§ PROVIDED DATA:

►

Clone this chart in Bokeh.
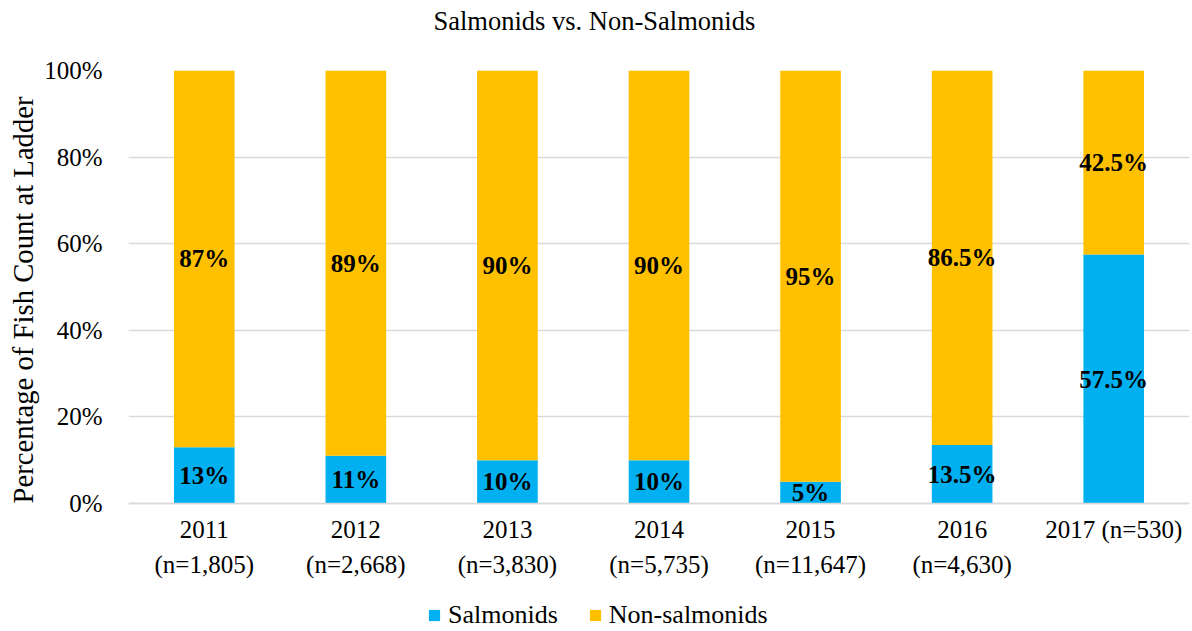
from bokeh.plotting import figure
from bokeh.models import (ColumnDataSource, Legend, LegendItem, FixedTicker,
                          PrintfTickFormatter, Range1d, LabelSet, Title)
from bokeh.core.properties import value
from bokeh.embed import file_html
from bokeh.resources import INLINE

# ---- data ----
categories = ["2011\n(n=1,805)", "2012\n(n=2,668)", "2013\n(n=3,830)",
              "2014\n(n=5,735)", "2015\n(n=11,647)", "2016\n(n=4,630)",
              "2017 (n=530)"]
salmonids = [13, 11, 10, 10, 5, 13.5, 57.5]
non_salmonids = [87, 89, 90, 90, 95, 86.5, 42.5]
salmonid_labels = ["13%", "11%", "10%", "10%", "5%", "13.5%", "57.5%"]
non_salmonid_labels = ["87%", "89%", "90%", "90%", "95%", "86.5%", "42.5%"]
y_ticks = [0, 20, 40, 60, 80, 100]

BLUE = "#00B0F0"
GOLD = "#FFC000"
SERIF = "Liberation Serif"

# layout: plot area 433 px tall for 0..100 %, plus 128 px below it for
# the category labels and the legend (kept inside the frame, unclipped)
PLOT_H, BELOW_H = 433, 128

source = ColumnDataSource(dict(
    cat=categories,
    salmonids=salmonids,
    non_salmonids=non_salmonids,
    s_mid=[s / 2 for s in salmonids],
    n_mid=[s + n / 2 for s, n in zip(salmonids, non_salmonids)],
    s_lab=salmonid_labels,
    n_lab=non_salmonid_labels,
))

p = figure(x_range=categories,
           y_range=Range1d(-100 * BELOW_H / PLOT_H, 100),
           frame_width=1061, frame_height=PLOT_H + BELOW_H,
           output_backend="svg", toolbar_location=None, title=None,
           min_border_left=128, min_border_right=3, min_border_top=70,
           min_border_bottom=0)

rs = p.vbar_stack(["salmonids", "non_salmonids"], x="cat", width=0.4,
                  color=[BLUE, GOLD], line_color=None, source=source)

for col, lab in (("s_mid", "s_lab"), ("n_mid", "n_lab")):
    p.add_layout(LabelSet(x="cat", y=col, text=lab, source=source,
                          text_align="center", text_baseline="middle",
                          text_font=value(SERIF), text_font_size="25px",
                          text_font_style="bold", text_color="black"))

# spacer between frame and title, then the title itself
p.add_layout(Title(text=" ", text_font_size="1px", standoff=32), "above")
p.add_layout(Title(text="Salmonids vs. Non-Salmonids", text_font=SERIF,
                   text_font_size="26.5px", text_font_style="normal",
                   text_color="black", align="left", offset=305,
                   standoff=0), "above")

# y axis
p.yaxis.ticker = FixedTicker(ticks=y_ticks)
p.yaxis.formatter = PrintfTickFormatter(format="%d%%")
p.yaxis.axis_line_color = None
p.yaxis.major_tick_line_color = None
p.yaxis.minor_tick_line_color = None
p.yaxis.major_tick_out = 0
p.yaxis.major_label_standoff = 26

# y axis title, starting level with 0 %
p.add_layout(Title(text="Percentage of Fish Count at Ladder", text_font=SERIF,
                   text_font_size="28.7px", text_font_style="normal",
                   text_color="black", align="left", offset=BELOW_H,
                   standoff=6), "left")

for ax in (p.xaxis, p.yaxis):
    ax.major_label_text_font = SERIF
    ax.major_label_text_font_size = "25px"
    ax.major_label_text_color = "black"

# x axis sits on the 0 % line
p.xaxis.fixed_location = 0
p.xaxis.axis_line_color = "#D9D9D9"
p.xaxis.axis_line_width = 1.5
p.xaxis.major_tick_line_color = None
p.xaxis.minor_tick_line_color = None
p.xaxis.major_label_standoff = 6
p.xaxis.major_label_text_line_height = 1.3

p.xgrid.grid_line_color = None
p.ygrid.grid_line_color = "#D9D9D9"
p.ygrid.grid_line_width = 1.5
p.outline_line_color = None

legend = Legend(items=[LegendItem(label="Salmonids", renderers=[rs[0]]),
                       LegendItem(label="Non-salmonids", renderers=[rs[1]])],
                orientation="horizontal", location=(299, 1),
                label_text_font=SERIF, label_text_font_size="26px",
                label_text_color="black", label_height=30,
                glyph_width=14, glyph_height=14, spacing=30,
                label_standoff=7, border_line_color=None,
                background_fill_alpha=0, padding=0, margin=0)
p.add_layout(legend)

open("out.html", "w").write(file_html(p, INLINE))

◄

§ PROBLEM:
Repeat the material verbatim. Do not carry over any picture.

§ WRITTEN SOLUTION:
Clone this chart in Bokeh.
from bokeh.plotting import figure
from bokeh.models import (ColumnDataSource, Legend, LegendItem, FixedTicker,
                          PrintfTickFormatter, Range1d, LabelSet, Title)
from bokeh.core.properties import value
from bokeh.embed import file_html
from bokeh.resources import INLINE

# ---- data ----
categories = ["2011\n(n=1,805)", "2012\n(n=2,668)", "2013\n(n=3,830)",
              "2014\n(n=5,735)", "2015\n(n=11,647)", "2016\n(n=4,630)",
              "2017 (n=530)"]
salmonids = [13, 11, 10, 10, 5, 13.5, 57.5]
non_salmonids = [87, 89, 90, 90, 95, 86.5, 42.5]
salmonid_labels = ["13%", "11%", "10%", "10%", "5%", "13.5%", "57.5%"]
non_salmonid_labels = ["87%", "89%", "90%", "90%", "95%", "86.5%", "42.5%"]
y_ticks = [0, 20, 40, 60, 80, 100]

BLUE = "#00B0F0"
GOLD = "#FFC000"
SERIF = "Liberation Serif"

# layout: plot area 433 px tall for 0..100 %, plus 128 px below it for
# the category labels and the legend (kept inside the frame, unclipped)
PLOT_H, BELOW_H = 433, 128

source = ColumnDataSource(dict(
    cat=categories,
    salmonids=salmonids,
    non_salmonids=non_salmonids,
    s_mid=[s / 2 for s in salmonids],
    n_mid=[s + n / 2 for s, n in zip(salmonids, non_salmonids)],
    s_lab=salmonid_labels,
    n_lab=non_salmonid_labels,
))

p = figure(x_range=categories,
           y_range=Range1d(-100 * BELOW_H / PLOT_H, 100),
           frame_width=1061, frame_height=PLOT_H + BELOW_H,
           output_backend="svg", toolbar_location=None, title=None,
           min_border_left=128, min_border_right=3, min_border_top=70,
           min_border_bottom=0)

rs = p.vbar_stack(["salmonids", "non_salmonids"], x="cat", width=0.4,
                  color=[BLUE, GOLD], line_color=None, source=source)

for col, lab in (("s_mid", "s_lab"), ("n_mid", "n_lab")):
    p.add_layout(LabelSet(x="cat", y=col, text=lab, source=source,
                          text_align="center", text_baseline="middle",
                          text_font=value(SERIF), text_font_size="25px",
                          text_font_style="bold", text_color="black"))

# spacer between frame and title, then the title itself
p.add_layout(Title(text=" ", text_font_size="1px", standoff=32), "above")
p.add_layout(Title(text="Salmonids vs. Non-Salmonids", text_font=SERIF,
                   text_font_size="26.5px", text_font_style="normal",
                   text_color="black", align="left", offset=305,
                   standoff=0), "above")

# y axis
p.yaxis.ticker = FixedTicker(ticks=y_ticks)
p.yaxis.formatter = PrintfTickFormatter(format="%d%%")
p.yaxis.axis_line_color = None
p.yaxis.major_tick_line_color = None
p.yaxis.minor_tick_line_color = None
p.yaxis.major_tick_out = 0
p.yaxis.major_label_standoff = 26

# y axis title, starting level with 0 %
p.add_layout(Title(text="Percentage of Fish Count at Ladder", text_font=SERIF,
                   text_font_size="28.7px", text_font_style="normal",
                   text_color="black", align="left", offset=BELOW_H,
                   standoff=6), "left")

for ax in (p.xaxis, p.yaxis):
    ax.major_label_text_font = SERIF
    ax.major_label_text_font_size = "25px"
    ax.major_label_text_color = "black"

# x axis sits on the 0 % line
p.xaxis.fixed_location = 0
p.xaxis.axis_line_color = "#D9D9D9"
p.xaxis.axis_line_width = 1.5
p.xaxis.major_tick_line_color = None
p.xaxis.minor_tick_line_color = None
p.xaxis.major_label_standoff = 6
p.xaxis.major_label_text_line_height = 1.3

p.xgrid.grid_line_color = None
p.ygrid.grid_line_color = "#D9D9D9"
p.ygrid.grid_line_width = 1.5
p.outline_line_color = None

legend = Legend(items=[LegendItem(label="Salmonids", renderers=[rs[0]]),
                       LegendItem(label="Non-salmonids", renderers=[rs[1]])],
                orientation="horizontal", location=(299, 1),
                label_text_font=SERIF, label_text_font_size="26px",
                label_text_color="black", label_height=30,
                glyph_width=14, glyph_height=14, spacing=30,
                label_standoff=7, border_line_color=None,
                background_fill_alpha=0, padding=0, margin=0)
p.add_layout(legend)

open("out.html", "w").write(file_html(p, INLINE))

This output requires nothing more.